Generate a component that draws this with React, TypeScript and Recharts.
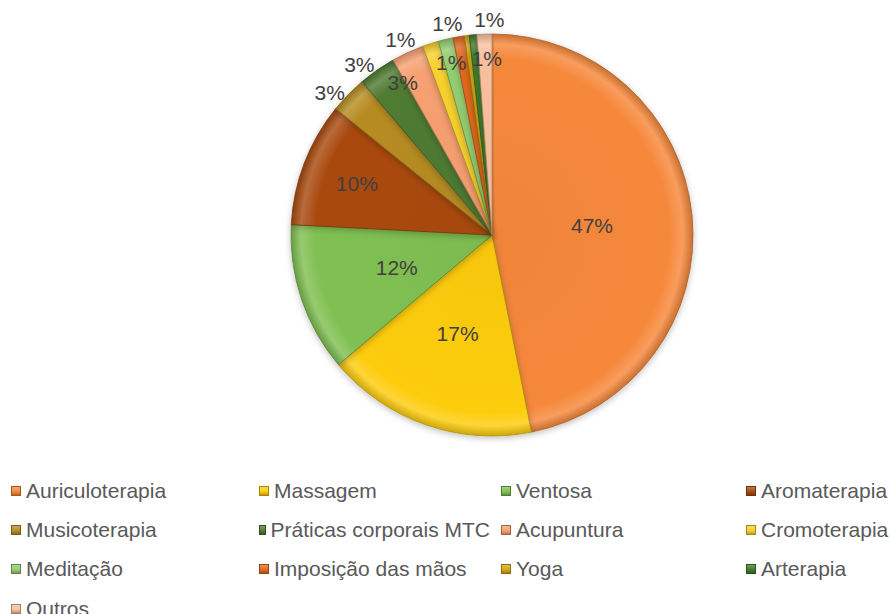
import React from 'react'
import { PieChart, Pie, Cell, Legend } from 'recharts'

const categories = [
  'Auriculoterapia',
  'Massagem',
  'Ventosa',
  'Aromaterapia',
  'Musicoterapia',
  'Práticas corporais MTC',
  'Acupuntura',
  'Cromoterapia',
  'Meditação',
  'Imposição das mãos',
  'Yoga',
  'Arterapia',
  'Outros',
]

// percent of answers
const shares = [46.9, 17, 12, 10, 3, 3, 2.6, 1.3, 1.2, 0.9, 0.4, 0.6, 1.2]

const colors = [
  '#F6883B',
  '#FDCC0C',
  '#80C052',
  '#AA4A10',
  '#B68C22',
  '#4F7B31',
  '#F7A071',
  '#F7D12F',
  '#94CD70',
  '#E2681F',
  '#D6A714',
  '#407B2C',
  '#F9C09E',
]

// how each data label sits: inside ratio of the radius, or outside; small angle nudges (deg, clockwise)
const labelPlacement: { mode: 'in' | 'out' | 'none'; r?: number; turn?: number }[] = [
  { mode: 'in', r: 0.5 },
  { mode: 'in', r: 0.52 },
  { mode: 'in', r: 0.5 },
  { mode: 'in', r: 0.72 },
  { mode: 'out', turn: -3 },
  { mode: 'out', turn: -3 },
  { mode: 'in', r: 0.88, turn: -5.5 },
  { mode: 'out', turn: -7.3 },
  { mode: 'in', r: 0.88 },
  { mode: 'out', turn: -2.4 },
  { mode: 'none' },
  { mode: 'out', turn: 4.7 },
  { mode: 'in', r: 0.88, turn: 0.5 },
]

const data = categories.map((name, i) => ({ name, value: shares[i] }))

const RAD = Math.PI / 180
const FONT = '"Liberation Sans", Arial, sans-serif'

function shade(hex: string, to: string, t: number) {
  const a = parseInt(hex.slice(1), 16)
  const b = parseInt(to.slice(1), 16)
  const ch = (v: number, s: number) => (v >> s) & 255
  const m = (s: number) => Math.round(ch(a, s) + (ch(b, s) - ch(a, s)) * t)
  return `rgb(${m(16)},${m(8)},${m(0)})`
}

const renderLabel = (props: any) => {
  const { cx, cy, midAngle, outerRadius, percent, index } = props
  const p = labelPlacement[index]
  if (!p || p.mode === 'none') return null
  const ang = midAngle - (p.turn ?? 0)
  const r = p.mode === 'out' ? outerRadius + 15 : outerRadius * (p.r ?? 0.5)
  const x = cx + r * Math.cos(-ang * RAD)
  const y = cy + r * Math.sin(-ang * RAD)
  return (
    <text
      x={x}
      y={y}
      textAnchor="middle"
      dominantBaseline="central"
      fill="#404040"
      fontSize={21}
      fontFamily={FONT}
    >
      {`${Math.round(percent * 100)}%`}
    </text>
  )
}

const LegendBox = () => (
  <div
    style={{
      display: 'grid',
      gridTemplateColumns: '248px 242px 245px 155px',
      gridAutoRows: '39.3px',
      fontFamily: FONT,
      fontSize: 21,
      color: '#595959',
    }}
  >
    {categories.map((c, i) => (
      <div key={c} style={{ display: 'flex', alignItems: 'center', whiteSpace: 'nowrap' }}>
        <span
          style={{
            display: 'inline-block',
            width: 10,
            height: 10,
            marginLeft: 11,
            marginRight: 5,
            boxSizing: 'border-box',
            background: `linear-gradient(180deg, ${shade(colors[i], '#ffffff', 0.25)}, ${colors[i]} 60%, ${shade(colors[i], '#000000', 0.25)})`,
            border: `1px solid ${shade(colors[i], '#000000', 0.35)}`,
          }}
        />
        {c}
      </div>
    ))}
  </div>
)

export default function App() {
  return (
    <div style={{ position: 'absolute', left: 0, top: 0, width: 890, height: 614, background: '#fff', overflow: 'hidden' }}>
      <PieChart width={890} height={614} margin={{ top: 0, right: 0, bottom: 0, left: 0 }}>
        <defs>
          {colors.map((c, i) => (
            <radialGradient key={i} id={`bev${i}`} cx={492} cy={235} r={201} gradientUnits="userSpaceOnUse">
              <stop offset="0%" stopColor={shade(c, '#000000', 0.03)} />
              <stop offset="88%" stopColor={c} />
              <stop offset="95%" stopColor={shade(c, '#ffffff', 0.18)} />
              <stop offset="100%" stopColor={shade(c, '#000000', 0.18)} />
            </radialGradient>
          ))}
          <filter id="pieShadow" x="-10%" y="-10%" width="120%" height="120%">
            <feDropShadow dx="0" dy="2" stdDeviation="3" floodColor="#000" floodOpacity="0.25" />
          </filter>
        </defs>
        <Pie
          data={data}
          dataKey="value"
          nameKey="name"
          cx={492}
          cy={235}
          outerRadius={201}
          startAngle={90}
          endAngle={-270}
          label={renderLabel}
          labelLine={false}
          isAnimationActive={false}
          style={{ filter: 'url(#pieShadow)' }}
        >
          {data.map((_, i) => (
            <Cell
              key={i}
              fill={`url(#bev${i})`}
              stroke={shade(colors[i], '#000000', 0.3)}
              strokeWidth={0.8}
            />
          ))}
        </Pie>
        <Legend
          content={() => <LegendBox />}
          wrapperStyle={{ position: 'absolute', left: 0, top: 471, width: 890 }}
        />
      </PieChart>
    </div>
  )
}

=====

◆ Stated exercise ◆
Copy the material above exactly and drop the pictures.

◆ Answer to this exercise ◆
Generate a component that draws this with React, TypeScript and Recharts.
import React from 'react'
import { PieChart, Pie, Cell, Legend } from 'recharts'

const categories = [
  'Auriculoterapia',
  'Massagem',
  'Ventosa',
  'Aromaterapia',
  'Musicoterapia',
  'Práticas corporais MTC',
  'Acupuntura',
  'Cromoterapia',
  'Meditação',
  'Imposição das mãos',
  'Yoga',
  'Arterapia',
  'Outros',
]

// percent of answers
const shares = [46.9, 17, 12, 10, 3, 3, 2.6, 1.3, 1.2, 0.9, 0.4, 0.6, 1.2]

const colors = [
  '#F6883B',
  '#FDCC0C',
  '#80C052',
  '#AA4A10',
  '#B68C22',
  '#4F7B31',
  '#F7A071',
  '#F7D12F',
  '#94CD70',
  '#E2681F',
  '#D6A714',
  '#407B2C',
  '#F9C09E',
]

// how each data label sits: inside ratio of the radius, or outside; small angle nudges (deg, clockwise)
const labelPlacement: { mode: 'in' | 'out' | 'none'; r?: number; turn?: number }[] = [
  { mode: 'in', r: 0.5 },
  { mode: 'in', r: 0.52 },
  { mode: 'in', r: 0.5 },
  { mode: 'in', r: 0.72 },
  { mode: 'out', turn: -3 },
  { mode: 'out', turn: -3 },
  { mode: 'in', r: 0.88, turn: -5.5 },
  { mode: 'out', turn: -7.3 },
  { mode: 'in', r: 0.88 },
  { mode: 'out', turn: -2.4 },
  { mode: 'none' },
  { mode: 'out', turn: 4.7 },
  { mode: 'in', r: 0.88, turn: 0.5 },
]

const data = categories.map((name, i) => ({ name, value: shares[i] }))

const RAD = Math.PI / 180
const FONT = '"Liberation Sans", Arial, sans-serif'

function shade(hex: string, to: string, t: number) {
  const a = parseInt(hex.slice(1), 16)
  const b = parseInt(to.slice(1), 16)
  const ch = (v: number, s: number) => (v >> s) & 255
  const m = (s: number) => Math.round(ch(a, s) + (ch(b, s) - ch(a, s)) * t)
  return `rgb(${m(16)},${m(8)},${m(0)})`
}

const renderLabel = (props: any) => {
  const { cx, cy, midAngle, outerRadius, percent, index } = props
  const p = labelPlacement[index]
  if (!p || p.mode === 'none') return null
  const ang = midAngle - (p.turn ?? 0)
  const r = p.mode === 'out' ? outerRadius + 15 : outerRadius * (p.r ?? 0.5)
  const x = cx + r * Math.cos(-ang * RAD)
  const y = cy + r * Math.sin(-ang * RAD)
  return (
    <text
      x={x}
      y={y}
      textAnchor="middle"
      dominantBaseline="central"
      fill="#404040"
      fontSize={21}
      fontFamily={FONT}
    >
      {`${Math.round(percent * 100)}%`}
    </text>
  )
}

const LegendBox = () => (
  <div
    style={{
      display: 'grid',
      gridTemplateColumns: '248px 242px 245px 155px',
      gridAutoRows: '39.3px',
      fontFamily: FONT,
      fontSize: 21,
      color: '#595959',
    }}
  >
    {categories.map((c, i) => (
      <div key={c} style={{ display: 'flex', alignItems: 'center', whiteSpace: 'nowrap' }}>
        <span
          style={{
            display: 'inline-block',
            width: 10,
            height: 10,
            marginLeft: 11,
            marginRight: 5,
            boxSizing: 'border-box',
            background: `linear-gradient(180deg, ${shade(colors[i], '#ffffff', 0.25)}, ${colors[i]} 60%, ${shade(colors[i], '#000000', 0.25)})`,
            border: `1px solid ${shade(colors[i], '#000000', 0.35)}`,
          }}
        />
        {c}
      </div>
    ))}
  </div>
)

export default function App() {
  return (
    <div style={{ position: 'absolute', left: 0, top: 0, width: 890, height: 614, background: '#fff', overflow: 'hidden' }}>
      <PieChart width={890} height={614} margin={{ top: 0, right: 0, bottom: 0, left: 0 }}>
        <defs>
          {colors.map((c, i) => (
            <radialGradient key={i} id={`bev${i}`} cx={492} cy={235} r={201} gradientUnits="userSpaceOnUse">
              <stop offset="0%" stopColor={shade(c, '#000000', 0.03)} />
              <stop offset="88%" stopColor={c} />
              <stop offset="95%" stopColor={shade(c, '#ffffff', 0.18)} />
              <stop offset="100%" stopColor={shade(c, '#000000', 0.18)} />
            </radialGradient>
          ))}
          <filter id="pieShadow" x="-10%" y="-10%" width="120%" height="120%">
            <feDropShadow dx="0" dy="2" stdDeviation="3" floodColor="#000" floodOpacity="0.25" />
          </filter>
        </defs>
        <Pie
          data={data}
          dataKey="value"
          nameKey="name"
          cx={492}
          cy={235}
          outerRadius={201}
          startAngle={90}
          endAngle={-270}
          label={renderLabel}
          labelLine={false}
          isAnimationActive={false}
          style={{ filter: 'url(#pieShadow)' }}
        >
          {data.map((_, i) => (
            <Cell
              key={i}
              fill={`url(#bev${i})`}
              stroke={shade(colors[i], '#000000', 0.3)}
              strokeWidth={0.8}
            />
          ))}
        </Pie>
        <Legend
          content={() => <LegendBox />}
          wrapperStyle={{ position: 'absolute', left: 0, top: 471, width: 890 }}
        />
      </PieChart>
    </div>
  )
}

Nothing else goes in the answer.